Marsden & Richardson, aspetta, mi dicono qualcosa…fammici pensare…ma non sono quelli che sparano garage-blues-rock e piazzano bei muri chitarristici con i Band Of Skulls? Ma si certo, sono loro e…allora…che ci fanno qui in solitudine?
La partenza giusta per parlare di questo album non può che essere questa, perchè in fin dei conti l’album “Marsden & Richardson” vuole essere una vera e propria vacanza sia musicale, ma anche concettuale, rispetto all’avventura della band principale. Vacanza perfettamente riuscita, diciamolo subito.
Il primo pensiero, se dovessi trovare una similitudine, va al primo disco solista di James Iha (“Let It Come Down”, 1998), chitarrista degli Smashing Pumpkins, che sorprese tutti con un esordio delicato, debitore di suggestioni anni ’60, ipermelodico e sdolcinato se vogliamo, lontanissimo dall’assalto di certi brani dei Pumpkins. Ma era proprio quello che cercava Iha, un po’ di pace. Bene, ascoltando questa delizioso album della coppia Russell Marsden ed Emma Richardson sembra proprio che l’intento sia davvero quello di abbassare i toni, celebrare la malinconia più che la tensione, guardando a Nancy Sinatra e Lee Hazlewood o Simon e Garfunkel piuttosto che Led Zeppelin e Black Rebel Motorcycle Club.
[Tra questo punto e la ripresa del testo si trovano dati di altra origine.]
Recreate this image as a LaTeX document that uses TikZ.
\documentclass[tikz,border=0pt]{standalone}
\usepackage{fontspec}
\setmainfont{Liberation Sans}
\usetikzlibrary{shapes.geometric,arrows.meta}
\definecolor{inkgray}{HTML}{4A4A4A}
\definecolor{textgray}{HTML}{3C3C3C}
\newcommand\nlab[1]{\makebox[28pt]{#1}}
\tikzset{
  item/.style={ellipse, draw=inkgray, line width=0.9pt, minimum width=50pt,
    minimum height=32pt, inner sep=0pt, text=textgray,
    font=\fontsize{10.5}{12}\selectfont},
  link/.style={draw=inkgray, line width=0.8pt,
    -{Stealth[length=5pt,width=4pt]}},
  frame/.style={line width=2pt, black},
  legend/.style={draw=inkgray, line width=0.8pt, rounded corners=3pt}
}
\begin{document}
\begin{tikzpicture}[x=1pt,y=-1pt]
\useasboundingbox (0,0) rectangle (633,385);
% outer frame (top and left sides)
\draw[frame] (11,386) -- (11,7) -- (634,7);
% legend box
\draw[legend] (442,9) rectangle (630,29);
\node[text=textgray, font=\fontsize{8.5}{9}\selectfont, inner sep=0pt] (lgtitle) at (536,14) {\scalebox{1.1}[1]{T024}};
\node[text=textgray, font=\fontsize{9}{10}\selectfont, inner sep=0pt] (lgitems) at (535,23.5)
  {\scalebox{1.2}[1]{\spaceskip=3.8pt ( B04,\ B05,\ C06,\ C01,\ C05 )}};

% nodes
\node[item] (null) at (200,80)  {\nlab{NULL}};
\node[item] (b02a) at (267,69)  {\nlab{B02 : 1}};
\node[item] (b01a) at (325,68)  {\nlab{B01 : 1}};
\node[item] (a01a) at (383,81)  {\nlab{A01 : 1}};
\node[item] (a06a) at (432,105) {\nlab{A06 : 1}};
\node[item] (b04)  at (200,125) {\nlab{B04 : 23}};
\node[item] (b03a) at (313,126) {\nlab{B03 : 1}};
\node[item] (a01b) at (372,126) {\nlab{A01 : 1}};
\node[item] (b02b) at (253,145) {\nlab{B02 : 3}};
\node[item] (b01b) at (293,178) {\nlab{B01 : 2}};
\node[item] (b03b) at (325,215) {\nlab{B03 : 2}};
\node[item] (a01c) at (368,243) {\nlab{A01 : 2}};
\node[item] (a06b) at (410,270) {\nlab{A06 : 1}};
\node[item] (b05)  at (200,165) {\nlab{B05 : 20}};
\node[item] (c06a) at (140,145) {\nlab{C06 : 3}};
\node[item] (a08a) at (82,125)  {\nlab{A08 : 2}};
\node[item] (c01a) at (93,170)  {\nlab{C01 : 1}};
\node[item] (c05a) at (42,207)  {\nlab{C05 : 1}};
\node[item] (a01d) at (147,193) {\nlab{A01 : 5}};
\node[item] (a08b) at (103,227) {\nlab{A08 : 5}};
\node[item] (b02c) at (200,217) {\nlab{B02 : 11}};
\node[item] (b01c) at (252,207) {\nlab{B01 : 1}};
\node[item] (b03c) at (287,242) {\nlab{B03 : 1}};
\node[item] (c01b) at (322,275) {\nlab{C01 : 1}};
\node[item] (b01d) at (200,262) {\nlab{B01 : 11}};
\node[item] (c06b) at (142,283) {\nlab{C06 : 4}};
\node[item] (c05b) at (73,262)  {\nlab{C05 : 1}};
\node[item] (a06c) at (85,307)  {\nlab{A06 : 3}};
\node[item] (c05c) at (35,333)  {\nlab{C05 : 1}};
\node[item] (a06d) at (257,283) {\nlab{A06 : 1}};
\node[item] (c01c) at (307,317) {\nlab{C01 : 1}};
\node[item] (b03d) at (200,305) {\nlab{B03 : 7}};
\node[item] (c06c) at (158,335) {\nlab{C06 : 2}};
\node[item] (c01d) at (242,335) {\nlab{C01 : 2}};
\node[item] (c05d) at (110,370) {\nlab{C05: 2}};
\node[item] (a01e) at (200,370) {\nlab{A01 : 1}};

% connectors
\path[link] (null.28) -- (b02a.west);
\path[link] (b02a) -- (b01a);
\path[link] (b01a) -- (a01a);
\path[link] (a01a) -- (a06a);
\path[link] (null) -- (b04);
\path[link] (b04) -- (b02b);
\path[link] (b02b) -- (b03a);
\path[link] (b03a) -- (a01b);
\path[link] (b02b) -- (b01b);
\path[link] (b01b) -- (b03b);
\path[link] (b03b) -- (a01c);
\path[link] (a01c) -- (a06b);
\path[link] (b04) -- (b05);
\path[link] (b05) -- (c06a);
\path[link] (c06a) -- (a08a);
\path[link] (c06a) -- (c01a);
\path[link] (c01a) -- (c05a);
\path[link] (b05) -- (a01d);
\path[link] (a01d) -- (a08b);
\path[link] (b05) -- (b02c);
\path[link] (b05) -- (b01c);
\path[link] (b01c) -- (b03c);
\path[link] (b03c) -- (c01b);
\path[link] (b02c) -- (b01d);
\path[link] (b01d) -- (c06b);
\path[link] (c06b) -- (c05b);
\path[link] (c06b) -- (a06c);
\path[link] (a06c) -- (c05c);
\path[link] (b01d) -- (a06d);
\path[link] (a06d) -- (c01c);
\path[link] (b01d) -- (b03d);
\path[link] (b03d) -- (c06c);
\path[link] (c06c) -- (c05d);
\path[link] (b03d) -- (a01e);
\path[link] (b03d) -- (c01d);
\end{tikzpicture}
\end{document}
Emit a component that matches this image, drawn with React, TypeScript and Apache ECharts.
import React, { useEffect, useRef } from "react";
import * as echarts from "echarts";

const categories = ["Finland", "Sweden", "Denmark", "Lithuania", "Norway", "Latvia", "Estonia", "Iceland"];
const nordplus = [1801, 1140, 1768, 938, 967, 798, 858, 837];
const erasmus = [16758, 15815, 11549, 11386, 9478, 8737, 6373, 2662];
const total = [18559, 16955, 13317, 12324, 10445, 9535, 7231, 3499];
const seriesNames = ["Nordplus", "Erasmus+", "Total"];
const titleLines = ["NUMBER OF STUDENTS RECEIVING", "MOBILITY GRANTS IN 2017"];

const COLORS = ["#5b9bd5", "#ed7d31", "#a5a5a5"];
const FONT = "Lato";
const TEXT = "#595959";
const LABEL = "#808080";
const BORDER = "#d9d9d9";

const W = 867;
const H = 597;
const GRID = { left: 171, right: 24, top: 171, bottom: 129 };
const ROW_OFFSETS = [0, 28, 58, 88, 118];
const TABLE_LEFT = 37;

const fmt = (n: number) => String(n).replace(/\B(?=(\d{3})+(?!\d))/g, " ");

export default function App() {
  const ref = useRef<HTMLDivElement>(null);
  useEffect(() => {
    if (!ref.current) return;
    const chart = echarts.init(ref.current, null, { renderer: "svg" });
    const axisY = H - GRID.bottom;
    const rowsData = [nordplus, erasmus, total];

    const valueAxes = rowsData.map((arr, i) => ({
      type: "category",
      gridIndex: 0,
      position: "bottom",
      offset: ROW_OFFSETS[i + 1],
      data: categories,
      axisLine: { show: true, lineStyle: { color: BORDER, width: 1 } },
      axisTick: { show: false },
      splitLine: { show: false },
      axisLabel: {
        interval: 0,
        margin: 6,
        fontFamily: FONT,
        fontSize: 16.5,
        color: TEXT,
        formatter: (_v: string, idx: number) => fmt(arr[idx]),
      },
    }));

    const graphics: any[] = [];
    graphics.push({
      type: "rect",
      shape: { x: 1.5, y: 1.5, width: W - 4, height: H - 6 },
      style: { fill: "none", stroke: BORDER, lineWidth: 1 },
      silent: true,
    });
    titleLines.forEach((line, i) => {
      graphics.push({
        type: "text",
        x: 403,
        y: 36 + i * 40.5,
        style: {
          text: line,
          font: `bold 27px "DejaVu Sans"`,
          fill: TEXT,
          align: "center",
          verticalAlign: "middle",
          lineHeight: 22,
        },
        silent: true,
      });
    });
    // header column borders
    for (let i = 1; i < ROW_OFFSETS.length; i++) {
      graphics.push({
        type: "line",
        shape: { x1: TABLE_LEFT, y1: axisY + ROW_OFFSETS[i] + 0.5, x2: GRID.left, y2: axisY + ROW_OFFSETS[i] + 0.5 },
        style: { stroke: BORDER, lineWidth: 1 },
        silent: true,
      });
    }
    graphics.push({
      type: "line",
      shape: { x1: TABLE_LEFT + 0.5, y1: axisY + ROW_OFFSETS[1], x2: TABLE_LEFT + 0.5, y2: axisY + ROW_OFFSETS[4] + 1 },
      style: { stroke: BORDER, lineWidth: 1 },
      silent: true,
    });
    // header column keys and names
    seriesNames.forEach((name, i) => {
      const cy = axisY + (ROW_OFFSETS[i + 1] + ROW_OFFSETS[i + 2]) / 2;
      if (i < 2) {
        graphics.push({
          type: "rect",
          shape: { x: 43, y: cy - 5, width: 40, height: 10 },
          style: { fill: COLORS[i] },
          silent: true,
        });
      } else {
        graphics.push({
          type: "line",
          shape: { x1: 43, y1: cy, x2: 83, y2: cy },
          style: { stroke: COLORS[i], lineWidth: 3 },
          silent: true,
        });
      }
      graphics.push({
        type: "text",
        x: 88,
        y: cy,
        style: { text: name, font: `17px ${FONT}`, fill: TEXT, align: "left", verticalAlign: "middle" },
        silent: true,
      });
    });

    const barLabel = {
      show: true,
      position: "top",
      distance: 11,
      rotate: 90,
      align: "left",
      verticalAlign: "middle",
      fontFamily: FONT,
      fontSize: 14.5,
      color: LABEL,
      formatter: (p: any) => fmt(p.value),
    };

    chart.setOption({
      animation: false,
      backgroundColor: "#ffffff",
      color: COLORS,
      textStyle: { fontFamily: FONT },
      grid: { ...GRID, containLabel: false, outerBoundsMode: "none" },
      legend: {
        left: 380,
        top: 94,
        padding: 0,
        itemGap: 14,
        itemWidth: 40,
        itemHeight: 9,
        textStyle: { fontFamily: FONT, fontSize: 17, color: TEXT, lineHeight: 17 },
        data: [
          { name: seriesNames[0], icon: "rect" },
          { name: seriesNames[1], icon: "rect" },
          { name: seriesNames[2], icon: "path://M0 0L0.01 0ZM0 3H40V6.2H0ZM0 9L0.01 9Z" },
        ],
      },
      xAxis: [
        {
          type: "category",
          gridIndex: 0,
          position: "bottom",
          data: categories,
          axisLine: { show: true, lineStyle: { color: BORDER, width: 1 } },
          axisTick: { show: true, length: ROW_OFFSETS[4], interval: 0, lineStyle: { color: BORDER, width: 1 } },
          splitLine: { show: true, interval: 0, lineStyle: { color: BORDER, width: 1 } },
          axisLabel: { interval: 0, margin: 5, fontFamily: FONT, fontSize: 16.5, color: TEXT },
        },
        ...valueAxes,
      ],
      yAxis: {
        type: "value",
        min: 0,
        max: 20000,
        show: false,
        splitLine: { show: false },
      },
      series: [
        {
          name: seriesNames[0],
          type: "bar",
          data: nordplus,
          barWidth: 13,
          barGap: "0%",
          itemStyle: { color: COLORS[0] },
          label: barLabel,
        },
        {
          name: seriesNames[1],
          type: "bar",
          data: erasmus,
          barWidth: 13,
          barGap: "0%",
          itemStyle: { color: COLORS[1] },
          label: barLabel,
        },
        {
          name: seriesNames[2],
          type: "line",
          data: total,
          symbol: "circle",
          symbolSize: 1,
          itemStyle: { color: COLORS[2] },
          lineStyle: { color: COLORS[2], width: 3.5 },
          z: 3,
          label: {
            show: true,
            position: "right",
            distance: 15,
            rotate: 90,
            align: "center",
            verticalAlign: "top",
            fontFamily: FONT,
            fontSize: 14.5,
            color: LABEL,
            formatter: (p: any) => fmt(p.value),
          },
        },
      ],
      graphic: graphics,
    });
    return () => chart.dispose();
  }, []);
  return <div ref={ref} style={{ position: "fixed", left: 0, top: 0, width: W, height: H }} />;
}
Strano? Mah, più o meno. Marsden & Richardson infatti vi diranno che questo approccio più intimo va comunque a generare connessioni e vibrazioni che hanno sempre avuto, scrivendo insieme, ma in realtà ora tutto resta su un livello sonoro più semplice e immediato, senza cercare di trasformare il prodotto in qualcosa di più rumoroso o carico. Al massimo lo si impreziosisce con arrangiamenti d’archi superlativi. Tutt’altro che nascosta infatti è la voglia di pagare il tributo a suggestioni cinematografiche che guardano a un lontano passato, come se ci trovassimo negli anni ’50 e ’60 e qui il merito va al lavoro magistrale di Tom Edwards, insuperabie direttore d’orchestra. Nasce quindi così questo disco omonimo che trasuda eleganza e garbo. Il duo, scrivendo, lavora per sottrazione, creando piccole perle melodiche che si basano per lo più su piano, chitarra e delicate linee vocali e poi ecco che, in ogni brano, arrivano i preziosi arrangiamenti ad aumentare il livello d’empatia. Niente di barocco o pomposo, anzi, tutto molto romantico, gentile e in linea con il mood, ma sicuramente di grande effetto.
In un disco che celebra la malinconia, il sentimento e la nostalgia, che guarda con delicatezza a una svariata gamma di emozioni umane come la vulnerabilità , l’amore, la necessità del perdono e la capacità di guardare con speranza al futuro, beh, i toni non potranno che essere morbidi e avvolgenti e il merito di Marsden & Richardson è quello di creare melodie impeccabili, senza tempo e ricche di fascino, capaci di conquistarci all’istante, lasciando che la mente vada ad agganciarsi subito ad immagini o persone del nostro passato che questa colonna sonora, inevitabilmente, richiama.
Dovessimo citare qualche titolo, beh, lasciatemi dire che piace molto la solennità di “Outsider”, l’incalzante groove soul di “Beautiful Love”, lo struggimento di “Mama” e poi la perla di “Oh Forgiveness” bossa-nova che trasforma la malinconia in saudade e poi ci porta a un finale quasi in zona Primal Scream di “Give Out But Don’t Give Up”. Chi ricordasse con affetto il New Acoustic Movement e, in particolare, Ben & Jason, band che spiccava fra tutte per intelligenza nel songwriting e cura negli arrangiamenti, beh, sappia che canzoni come “That’s What Other People Do” o “Closer Together” lo riporteranno proprio al quel mondo sonoro. Arriviamo alla fine (la bellissima e quasi McCartneyana “Why Do You Have To Be So Beautiful”, sostenuta da un giro semplicissimo di piano e un piacevole climax che esalta squisite armonie vocali) con uno stato di benessere assoluto che ci accompagna anche motlo dopo l’ascolto: diamo pieno merito a Marsden & Richardson per averci trasmesso questa beatitudine e aver scommesso sulle loro capacità cantautoriali, vincendo su tutti i fronti.